Charts and diagrams as code

————

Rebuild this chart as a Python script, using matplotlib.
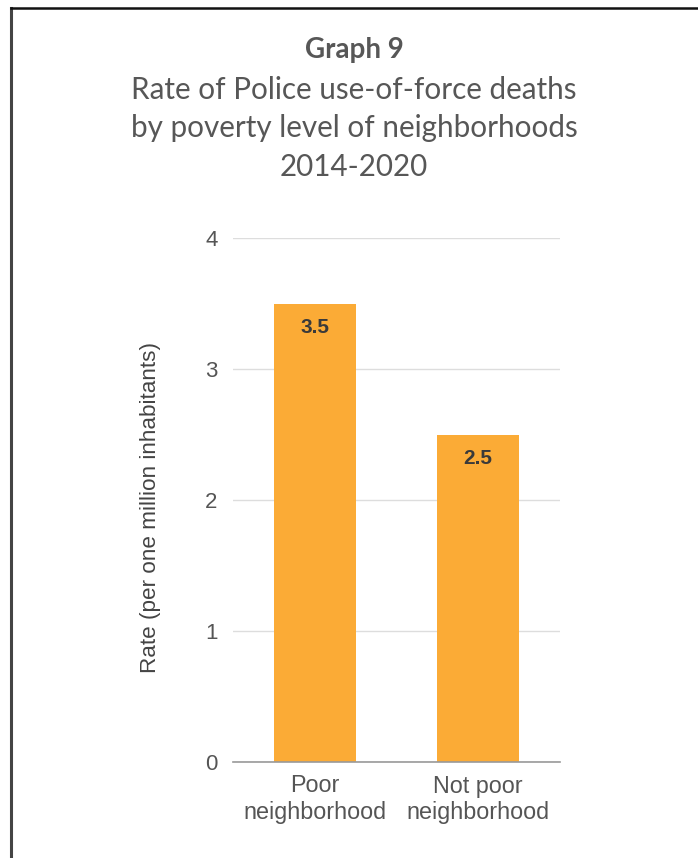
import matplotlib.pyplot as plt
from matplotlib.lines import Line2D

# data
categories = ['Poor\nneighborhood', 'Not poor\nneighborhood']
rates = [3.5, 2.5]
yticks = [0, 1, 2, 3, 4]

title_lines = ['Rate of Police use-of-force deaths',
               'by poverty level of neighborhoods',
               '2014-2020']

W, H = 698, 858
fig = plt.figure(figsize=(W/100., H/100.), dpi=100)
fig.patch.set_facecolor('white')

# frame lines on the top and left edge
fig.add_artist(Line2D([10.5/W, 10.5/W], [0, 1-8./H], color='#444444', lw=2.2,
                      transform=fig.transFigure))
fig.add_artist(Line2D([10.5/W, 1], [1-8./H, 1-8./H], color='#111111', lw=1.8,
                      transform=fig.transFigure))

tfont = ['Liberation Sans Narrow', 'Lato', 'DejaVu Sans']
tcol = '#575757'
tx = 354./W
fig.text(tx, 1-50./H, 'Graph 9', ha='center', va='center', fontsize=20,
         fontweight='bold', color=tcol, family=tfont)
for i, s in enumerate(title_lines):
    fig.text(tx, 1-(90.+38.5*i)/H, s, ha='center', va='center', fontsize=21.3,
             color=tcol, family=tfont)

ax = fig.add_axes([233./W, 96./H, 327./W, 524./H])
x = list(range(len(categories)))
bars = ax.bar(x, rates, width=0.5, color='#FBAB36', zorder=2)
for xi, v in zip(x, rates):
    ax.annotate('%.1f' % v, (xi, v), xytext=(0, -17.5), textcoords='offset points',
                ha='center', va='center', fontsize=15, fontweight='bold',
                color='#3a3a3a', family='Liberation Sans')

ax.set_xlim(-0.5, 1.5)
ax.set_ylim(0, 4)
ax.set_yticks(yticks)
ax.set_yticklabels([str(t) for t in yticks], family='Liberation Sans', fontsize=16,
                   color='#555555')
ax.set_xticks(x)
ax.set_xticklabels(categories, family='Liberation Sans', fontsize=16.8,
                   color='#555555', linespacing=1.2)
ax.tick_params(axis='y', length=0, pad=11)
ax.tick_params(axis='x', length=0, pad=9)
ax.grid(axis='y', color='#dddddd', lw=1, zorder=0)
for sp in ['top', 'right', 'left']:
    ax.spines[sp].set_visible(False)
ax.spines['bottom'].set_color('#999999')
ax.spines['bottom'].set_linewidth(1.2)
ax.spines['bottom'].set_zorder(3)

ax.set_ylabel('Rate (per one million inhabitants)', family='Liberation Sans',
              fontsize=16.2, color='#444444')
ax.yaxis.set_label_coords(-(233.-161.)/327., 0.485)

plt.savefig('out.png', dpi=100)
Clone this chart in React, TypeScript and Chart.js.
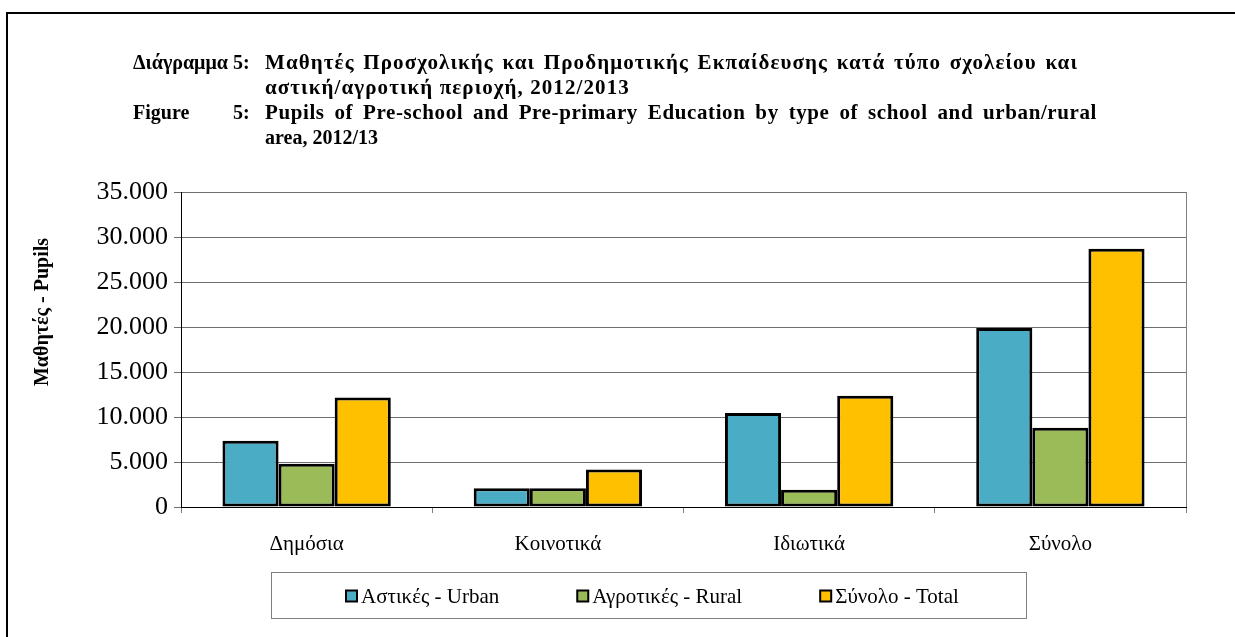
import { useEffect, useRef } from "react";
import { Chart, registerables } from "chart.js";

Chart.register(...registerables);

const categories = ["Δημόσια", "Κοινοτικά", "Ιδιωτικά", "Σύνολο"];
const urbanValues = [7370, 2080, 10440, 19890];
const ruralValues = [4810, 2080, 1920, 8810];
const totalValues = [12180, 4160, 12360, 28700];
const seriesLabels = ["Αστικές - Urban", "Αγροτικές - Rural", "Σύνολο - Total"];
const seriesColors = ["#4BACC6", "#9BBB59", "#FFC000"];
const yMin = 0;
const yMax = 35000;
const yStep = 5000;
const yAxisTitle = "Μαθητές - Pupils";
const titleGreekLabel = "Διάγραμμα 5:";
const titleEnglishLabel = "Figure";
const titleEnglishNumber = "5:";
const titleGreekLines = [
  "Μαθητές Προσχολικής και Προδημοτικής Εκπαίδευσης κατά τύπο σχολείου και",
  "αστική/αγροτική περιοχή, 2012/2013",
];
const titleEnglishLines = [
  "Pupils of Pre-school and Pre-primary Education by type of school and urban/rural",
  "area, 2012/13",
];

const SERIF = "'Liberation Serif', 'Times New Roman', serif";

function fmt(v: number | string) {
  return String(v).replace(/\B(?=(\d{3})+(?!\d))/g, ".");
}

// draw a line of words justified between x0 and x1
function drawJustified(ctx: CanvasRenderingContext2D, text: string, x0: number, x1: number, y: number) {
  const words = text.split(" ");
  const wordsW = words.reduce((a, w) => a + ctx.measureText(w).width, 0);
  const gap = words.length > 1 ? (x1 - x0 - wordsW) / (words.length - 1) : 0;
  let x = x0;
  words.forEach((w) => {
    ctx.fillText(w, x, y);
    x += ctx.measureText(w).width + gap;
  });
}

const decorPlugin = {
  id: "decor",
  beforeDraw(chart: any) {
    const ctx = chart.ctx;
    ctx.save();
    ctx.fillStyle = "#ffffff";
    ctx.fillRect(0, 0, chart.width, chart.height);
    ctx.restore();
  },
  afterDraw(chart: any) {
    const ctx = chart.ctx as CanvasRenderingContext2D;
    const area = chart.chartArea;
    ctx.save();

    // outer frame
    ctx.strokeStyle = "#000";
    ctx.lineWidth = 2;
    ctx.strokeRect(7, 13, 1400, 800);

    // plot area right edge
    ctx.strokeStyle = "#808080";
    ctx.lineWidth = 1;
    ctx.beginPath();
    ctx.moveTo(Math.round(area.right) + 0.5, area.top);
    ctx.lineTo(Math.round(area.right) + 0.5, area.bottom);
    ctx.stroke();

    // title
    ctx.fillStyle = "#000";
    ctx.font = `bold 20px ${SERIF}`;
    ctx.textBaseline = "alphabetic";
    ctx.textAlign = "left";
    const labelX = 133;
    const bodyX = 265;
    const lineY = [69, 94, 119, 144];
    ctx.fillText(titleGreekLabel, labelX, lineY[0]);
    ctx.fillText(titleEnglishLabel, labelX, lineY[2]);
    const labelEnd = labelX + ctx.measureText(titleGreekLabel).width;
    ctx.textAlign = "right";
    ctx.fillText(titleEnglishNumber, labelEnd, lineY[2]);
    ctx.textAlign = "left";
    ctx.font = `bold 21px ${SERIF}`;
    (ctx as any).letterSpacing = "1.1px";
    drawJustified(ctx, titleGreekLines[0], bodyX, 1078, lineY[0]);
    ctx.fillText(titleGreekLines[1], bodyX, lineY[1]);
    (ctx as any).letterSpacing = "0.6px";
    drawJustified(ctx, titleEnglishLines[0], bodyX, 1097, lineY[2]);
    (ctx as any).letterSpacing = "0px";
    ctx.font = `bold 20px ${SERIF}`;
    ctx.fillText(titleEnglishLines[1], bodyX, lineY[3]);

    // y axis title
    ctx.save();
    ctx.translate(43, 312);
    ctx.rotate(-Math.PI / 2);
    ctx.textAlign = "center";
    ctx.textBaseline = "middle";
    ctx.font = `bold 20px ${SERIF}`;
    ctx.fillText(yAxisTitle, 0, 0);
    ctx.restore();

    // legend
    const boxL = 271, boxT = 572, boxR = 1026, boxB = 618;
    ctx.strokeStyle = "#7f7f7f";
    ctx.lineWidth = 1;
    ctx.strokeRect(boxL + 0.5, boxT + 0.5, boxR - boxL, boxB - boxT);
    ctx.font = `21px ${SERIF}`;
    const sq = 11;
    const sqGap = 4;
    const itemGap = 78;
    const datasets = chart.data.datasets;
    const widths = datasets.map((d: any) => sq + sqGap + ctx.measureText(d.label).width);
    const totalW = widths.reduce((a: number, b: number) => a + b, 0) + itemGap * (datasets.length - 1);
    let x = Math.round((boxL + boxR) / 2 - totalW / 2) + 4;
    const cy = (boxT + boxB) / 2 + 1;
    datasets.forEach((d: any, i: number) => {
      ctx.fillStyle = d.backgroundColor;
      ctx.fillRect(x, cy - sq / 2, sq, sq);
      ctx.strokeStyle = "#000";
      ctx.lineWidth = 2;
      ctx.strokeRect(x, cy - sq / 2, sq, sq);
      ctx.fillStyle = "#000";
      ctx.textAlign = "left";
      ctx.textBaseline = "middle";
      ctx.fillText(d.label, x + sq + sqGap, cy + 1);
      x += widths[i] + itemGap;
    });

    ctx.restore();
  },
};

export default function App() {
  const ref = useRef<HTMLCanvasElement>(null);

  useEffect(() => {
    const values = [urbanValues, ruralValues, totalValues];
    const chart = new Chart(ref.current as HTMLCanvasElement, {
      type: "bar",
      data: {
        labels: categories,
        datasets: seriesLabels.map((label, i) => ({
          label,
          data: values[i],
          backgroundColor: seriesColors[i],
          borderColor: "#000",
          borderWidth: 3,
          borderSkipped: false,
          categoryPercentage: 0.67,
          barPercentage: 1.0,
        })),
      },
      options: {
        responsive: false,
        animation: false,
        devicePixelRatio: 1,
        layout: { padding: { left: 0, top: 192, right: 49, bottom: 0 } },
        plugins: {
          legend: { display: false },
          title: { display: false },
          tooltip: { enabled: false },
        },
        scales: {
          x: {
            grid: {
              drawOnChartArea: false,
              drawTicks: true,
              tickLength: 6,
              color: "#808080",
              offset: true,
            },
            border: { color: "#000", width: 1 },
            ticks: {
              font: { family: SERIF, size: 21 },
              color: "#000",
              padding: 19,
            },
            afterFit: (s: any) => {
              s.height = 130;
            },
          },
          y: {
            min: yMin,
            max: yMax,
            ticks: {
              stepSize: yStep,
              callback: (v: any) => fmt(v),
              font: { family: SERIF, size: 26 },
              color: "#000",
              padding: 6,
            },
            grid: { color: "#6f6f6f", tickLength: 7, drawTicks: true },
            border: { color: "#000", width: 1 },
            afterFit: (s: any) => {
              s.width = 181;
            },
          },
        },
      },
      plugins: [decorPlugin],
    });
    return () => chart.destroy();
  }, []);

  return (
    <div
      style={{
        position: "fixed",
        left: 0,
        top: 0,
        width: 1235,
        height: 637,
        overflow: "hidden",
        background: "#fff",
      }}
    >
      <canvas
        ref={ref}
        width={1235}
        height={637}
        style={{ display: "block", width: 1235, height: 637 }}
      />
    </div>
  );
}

————

Exactly the lines starting at the line containing "Clone this chart" and ending at the line containing "Chart.register(...registerables);" should be transcribed, both included; omit the pictures.

Clone this chart in React, TypeScript and Chart.js.
import { useEffect, useRef } from "react";
import { Chart, registerables } from "chart.js";

Chart.register(...registerables);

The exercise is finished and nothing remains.